▶ OBJECTIVE: Copy out the whole listing exactly as written, leaving the pictures behind.
== == ==
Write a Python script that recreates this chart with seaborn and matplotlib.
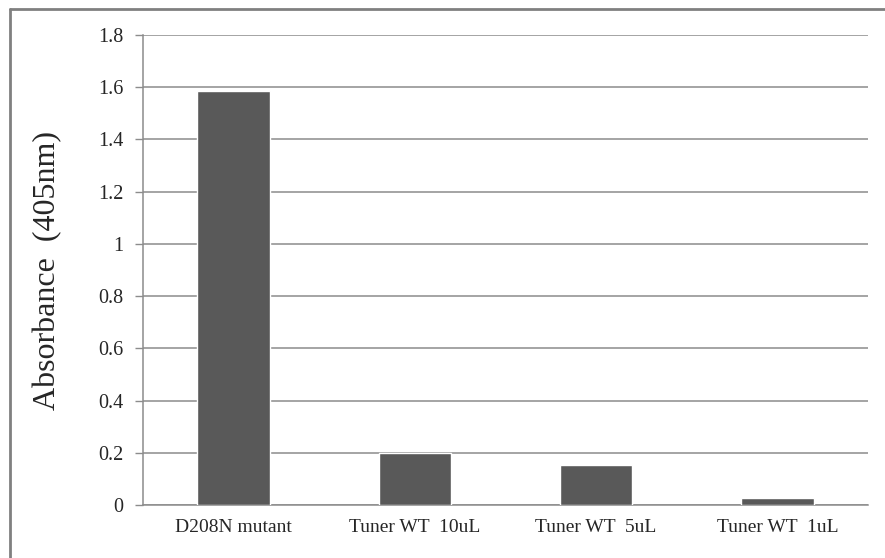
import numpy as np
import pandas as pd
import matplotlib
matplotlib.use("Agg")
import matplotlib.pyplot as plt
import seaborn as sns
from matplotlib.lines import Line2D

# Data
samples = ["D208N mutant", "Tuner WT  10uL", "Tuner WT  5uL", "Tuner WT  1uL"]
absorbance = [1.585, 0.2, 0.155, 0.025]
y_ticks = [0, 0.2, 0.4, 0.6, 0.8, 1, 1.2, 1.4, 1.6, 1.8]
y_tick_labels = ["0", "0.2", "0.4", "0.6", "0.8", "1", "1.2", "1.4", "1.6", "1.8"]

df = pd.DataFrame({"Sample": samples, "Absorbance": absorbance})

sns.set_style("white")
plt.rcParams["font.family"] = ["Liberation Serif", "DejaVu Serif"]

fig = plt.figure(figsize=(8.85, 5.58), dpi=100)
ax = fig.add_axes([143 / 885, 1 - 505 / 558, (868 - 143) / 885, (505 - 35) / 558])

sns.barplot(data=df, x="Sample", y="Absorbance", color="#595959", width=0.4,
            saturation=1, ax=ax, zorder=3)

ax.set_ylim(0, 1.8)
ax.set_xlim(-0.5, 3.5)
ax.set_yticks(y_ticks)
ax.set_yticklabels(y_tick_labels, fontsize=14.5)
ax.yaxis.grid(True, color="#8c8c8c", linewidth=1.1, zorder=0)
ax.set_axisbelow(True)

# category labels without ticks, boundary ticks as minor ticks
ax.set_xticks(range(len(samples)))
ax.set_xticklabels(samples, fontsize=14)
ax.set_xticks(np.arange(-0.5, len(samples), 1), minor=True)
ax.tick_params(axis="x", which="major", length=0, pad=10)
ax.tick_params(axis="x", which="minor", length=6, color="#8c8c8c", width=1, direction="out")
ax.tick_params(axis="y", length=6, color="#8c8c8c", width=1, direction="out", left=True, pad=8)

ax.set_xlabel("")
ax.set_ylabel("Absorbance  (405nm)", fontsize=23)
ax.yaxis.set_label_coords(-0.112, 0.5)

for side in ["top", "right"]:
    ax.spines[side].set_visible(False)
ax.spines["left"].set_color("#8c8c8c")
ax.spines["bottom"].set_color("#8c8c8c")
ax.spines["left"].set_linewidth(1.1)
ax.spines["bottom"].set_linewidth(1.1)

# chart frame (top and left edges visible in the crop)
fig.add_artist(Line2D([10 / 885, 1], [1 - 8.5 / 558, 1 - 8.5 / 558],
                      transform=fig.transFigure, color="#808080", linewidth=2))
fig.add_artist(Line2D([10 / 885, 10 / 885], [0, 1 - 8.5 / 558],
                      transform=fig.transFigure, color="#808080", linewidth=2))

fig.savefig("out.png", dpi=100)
== == ==
▶ RESULT FOR THIS TASK:
Write a Python script that recreates this chart with seaborn and matplotlib.
import numpy as np
import pandas as pd
import matplotlib
matplotlib.use("Agg")
import matplotlib.pyplot as plt
import seaborn as sns
from matplotlib.lines import Line2D

# Data
samples = ["D208N mutant", "Tuner WT  10uL", "Tuner WT  5uL", "Tuner WT  1uL"]
absorbance = [1.585, 0.2, 0.155, 0.025]
y_ticks = [0, 0.2, 0.4, 0.6, 0.8, 1, 1.2, 1.4, 1.6, 1.8]
y_tick_labels = ["0", "0.2", "0.4", "0.6", "0.8", "1", "1.2", "1.4", "1.6", "1.8"]

df = pd.DataFrame({"Sample": samples, "Absorbance": absorbance})

sns.set_style("white")
plt.rcParams["font.family"] = ["Liberation Serif", "DejaVu Serif"]

fig = plt.figure(figsize=(8.85, 5.58), dpi=100)
ax = fig.add_axes([143 / 885, 1 - 505 / 558, (868 - 143) / 885, (505 - 35) / 558])

sns.barplot(data=df, x="Sample", y="Absorbance", color="#595959", width=0.4,
            saturation=1, ax=ax, zorder=3)

ax.set_ylim(0, 1.8)
ax.set_xlim(-0.5, 3.5)
ax.set_yticks(y_ticks)
ax.set_yticklabels(y_tick_labels, fontsize=14.5)
ax.yaxis.grid(True, color="#8c8c8c", linewidth=1.1, zorder=0)
ax.set_axisbelow(True)

# category labels without ticks, boundary ticks as minor ticks
ax.set_xticks(range(len(samples)))
ax.set_xticklabels(samples, fontsize=14)
ax.set_xticks(np.arange(-0.5, len(samples), 1), minor=True)
ax.tick_params(axis="x", which="major", length=0, pad=10)
ax.tick_params(axis="x", which="minor", length=6, color="#8c8c8c", width=1, direction="out")
ax.tick_params(axis="y", length=6, color="#8c8c8c", width=1, direction="out", left=True, pad=8)

ax.set_xlabel("")
ax.set_ylabel("Absorbance  (405nm)", fontsize=23)
ax.yaxis.set_label_coords(-0.112, 0.5)

for side in ["top", "right"]:
    ax.spines[side].set_visible(False)
ax.spines["left"].set_color("#8c8c8c")
ax.spines["bottom"].set_color("#8c8c8c")
ax.spines["left"].set_linewidth(1.1)
ax.spines["bottom"].set_linewidth(1.1)

# chart frame (top and left edges visible in the crop)
fig.add_artist(Line2D([10 / 885, 1], [1 - 8.5 / 558, 1 - 8.5 / 558],
                      transform=fig.transFigure, color="#808080", linewidth=2))
fig.add_artist(Line2D([10 / 885, 10 / 885], [0, 1 - 8.5 / 558],
                      transform=fig.transFigure, color="#808080", linewidth=2))

fig.savefig("out.png", dpi=100)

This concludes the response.